#### Required task:
From the records below, please print only the lines from the one containing "Write the matplotlib code for this chart." through the one containing "from matplotlib.ticker import MultipleLocator", both included. Skip the pictures.

#### Dataset records:
+-------+

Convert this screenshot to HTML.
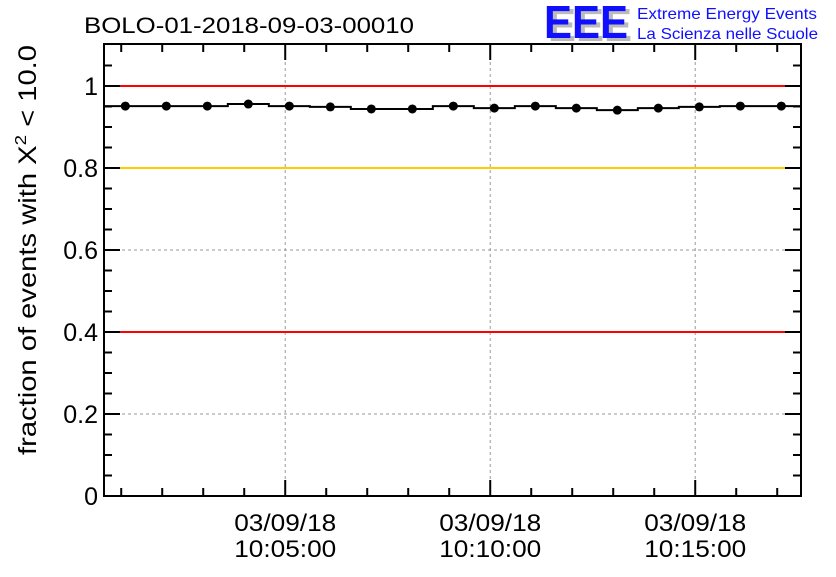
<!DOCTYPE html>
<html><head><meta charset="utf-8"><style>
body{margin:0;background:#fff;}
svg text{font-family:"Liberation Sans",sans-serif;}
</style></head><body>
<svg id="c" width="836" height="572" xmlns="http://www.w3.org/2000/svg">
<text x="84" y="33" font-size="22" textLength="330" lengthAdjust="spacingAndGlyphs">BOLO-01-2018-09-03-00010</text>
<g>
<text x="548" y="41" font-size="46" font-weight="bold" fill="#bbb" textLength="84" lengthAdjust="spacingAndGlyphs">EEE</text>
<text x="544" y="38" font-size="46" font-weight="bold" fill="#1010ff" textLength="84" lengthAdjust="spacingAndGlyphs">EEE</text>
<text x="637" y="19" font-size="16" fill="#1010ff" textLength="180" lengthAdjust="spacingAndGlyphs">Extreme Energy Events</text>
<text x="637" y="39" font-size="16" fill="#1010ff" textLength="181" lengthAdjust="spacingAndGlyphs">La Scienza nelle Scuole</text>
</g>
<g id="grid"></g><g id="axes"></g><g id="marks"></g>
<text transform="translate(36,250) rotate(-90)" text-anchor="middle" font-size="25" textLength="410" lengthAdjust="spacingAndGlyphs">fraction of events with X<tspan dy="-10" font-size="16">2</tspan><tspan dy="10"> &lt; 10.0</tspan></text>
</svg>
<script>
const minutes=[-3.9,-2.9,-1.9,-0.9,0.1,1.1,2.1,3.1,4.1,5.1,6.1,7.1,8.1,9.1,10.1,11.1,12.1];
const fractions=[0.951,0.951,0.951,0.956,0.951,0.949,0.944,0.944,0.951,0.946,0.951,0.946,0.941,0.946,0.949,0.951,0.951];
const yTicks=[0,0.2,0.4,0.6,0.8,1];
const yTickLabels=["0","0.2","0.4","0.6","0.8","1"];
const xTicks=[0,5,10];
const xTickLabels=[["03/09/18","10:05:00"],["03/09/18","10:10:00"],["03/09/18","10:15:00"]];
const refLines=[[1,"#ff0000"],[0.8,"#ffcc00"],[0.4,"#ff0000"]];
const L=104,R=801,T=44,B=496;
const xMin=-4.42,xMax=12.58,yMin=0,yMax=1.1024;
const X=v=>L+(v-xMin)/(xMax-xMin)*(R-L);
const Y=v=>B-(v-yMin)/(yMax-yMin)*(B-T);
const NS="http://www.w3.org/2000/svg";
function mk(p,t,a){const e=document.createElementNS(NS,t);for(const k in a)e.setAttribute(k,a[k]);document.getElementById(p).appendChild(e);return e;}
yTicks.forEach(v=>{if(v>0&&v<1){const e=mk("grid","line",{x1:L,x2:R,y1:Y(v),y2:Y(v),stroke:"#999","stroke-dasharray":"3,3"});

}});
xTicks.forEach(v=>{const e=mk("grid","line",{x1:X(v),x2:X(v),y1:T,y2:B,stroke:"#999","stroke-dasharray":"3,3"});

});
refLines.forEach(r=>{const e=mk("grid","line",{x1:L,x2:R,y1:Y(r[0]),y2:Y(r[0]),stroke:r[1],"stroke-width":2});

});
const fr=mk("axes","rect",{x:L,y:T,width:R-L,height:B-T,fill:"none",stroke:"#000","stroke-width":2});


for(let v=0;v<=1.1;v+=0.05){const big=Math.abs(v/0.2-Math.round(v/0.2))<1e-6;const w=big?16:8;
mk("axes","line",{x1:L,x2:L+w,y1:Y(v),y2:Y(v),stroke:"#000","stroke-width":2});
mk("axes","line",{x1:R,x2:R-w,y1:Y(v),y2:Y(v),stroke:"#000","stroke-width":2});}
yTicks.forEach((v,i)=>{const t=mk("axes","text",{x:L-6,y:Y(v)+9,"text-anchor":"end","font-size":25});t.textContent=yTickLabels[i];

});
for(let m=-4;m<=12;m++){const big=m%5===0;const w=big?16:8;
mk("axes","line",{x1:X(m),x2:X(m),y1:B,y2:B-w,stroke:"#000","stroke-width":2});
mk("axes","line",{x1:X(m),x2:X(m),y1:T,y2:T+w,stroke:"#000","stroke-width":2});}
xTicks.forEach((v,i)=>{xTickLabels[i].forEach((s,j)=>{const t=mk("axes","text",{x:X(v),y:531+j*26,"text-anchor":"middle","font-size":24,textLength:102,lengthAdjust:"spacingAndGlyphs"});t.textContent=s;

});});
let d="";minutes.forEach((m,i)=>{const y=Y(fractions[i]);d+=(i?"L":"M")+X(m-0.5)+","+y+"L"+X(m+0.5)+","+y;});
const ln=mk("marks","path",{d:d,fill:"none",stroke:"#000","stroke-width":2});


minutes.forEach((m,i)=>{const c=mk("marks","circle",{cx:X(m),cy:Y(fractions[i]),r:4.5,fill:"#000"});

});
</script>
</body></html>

+-------+

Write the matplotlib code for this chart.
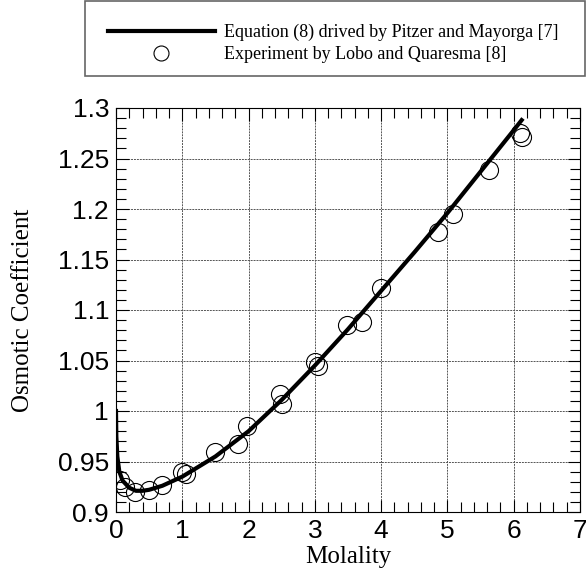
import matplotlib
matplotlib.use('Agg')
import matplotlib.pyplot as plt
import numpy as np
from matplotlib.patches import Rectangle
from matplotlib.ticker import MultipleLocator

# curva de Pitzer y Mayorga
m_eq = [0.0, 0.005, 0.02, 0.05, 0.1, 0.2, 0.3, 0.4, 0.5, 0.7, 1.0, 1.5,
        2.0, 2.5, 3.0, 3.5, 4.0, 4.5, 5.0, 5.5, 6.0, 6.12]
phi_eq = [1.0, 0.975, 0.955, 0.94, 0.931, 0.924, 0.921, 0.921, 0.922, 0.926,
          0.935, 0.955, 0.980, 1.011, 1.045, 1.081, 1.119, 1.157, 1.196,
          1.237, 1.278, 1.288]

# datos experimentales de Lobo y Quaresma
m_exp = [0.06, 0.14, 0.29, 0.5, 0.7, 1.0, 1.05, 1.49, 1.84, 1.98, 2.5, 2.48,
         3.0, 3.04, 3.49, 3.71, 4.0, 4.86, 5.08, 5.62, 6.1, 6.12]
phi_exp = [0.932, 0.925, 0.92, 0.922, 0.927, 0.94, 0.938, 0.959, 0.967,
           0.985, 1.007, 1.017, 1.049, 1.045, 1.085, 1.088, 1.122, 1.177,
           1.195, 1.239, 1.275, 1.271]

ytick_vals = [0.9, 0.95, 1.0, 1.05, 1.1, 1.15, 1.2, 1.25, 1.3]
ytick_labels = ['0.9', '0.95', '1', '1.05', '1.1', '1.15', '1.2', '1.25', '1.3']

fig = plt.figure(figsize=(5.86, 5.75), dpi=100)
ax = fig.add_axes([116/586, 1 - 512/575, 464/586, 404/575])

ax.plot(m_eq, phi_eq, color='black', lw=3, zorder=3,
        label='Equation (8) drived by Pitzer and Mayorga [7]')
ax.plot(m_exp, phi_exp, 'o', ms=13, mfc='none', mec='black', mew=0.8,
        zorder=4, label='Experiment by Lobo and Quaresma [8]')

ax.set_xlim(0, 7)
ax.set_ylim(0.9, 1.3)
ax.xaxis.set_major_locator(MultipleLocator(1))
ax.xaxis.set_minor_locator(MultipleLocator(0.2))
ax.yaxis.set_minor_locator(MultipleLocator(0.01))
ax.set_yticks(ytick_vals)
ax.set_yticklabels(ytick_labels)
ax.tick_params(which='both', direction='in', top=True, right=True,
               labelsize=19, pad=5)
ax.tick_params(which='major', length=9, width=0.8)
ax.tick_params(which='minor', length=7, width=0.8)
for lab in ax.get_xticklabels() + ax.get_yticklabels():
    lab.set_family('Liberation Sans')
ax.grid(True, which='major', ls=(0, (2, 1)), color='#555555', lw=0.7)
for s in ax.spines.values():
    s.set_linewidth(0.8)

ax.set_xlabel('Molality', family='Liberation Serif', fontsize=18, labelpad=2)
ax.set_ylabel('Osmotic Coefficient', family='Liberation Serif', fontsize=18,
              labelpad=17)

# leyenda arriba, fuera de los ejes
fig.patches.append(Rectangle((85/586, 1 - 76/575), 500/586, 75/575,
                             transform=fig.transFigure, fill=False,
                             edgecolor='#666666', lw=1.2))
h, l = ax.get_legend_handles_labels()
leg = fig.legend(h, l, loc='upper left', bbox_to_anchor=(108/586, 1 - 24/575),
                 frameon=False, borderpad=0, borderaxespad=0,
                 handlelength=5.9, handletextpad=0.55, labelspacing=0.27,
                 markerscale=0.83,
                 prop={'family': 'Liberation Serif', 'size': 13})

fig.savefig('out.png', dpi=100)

+-------+

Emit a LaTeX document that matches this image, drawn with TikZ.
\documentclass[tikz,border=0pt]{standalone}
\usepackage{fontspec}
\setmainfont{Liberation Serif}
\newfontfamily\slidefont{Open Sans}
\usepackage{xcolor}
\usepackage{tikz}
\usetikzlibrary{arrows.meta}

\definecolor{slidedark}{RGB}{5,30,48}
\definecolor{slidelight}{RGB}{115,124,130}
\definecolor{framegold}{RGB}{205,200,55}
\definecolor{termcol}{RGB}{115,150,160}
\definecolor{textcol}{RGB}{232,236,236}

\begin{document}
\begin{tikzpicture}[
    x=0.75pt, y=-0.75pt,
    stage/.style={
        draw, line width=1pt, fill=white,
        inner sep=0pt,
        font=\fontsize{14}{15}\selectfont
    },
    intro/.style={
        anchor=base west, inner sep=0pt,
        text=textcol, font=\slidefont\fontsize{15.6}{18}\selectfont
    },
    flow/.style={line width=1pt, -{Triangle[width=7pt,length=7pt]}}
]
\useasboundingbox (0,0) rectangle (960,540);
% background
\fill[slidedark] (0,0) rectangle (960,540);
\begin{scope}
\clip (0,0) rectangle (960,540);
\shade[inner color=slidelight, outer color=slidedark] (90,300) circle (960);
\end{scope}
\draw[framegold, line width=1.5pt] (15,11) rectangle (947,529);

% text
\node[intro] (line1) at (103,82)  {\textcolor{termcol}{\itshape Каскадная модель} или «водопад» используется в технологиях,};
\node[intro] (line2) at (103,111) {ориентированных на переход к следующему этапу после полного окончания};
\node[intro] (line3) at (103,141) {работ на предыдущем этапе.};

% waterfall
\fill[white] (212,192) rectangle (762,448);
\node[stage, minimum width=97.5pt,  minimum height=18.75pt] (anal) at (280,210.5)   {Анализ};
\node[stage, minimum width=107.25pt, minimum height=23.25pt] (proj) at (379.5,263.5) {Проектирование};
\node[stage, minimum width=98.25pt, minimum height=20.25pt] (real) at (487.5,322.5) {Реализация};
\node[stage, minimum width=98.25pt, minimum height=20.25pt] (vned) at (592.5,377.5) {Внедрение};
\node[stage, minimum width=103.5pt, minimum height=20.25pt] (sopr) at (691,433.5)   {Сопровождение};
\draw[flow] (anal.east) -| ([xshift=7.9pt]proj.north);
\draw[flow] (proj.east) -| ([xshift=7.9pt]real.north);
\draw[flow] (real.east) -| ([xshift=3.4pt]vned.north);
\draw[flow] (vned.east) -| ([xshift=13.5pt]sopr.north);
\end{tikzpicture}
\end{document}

+-------+

#### Output of the task:
Write the matplotlib code for this chart.
import matplotlib
matplotlib.use('Agg')
import matplotlib.pyplot as plt
import numpy as np
from matplotlib.patches import Rectangle
from matplotlib.ticker import MultipleLocator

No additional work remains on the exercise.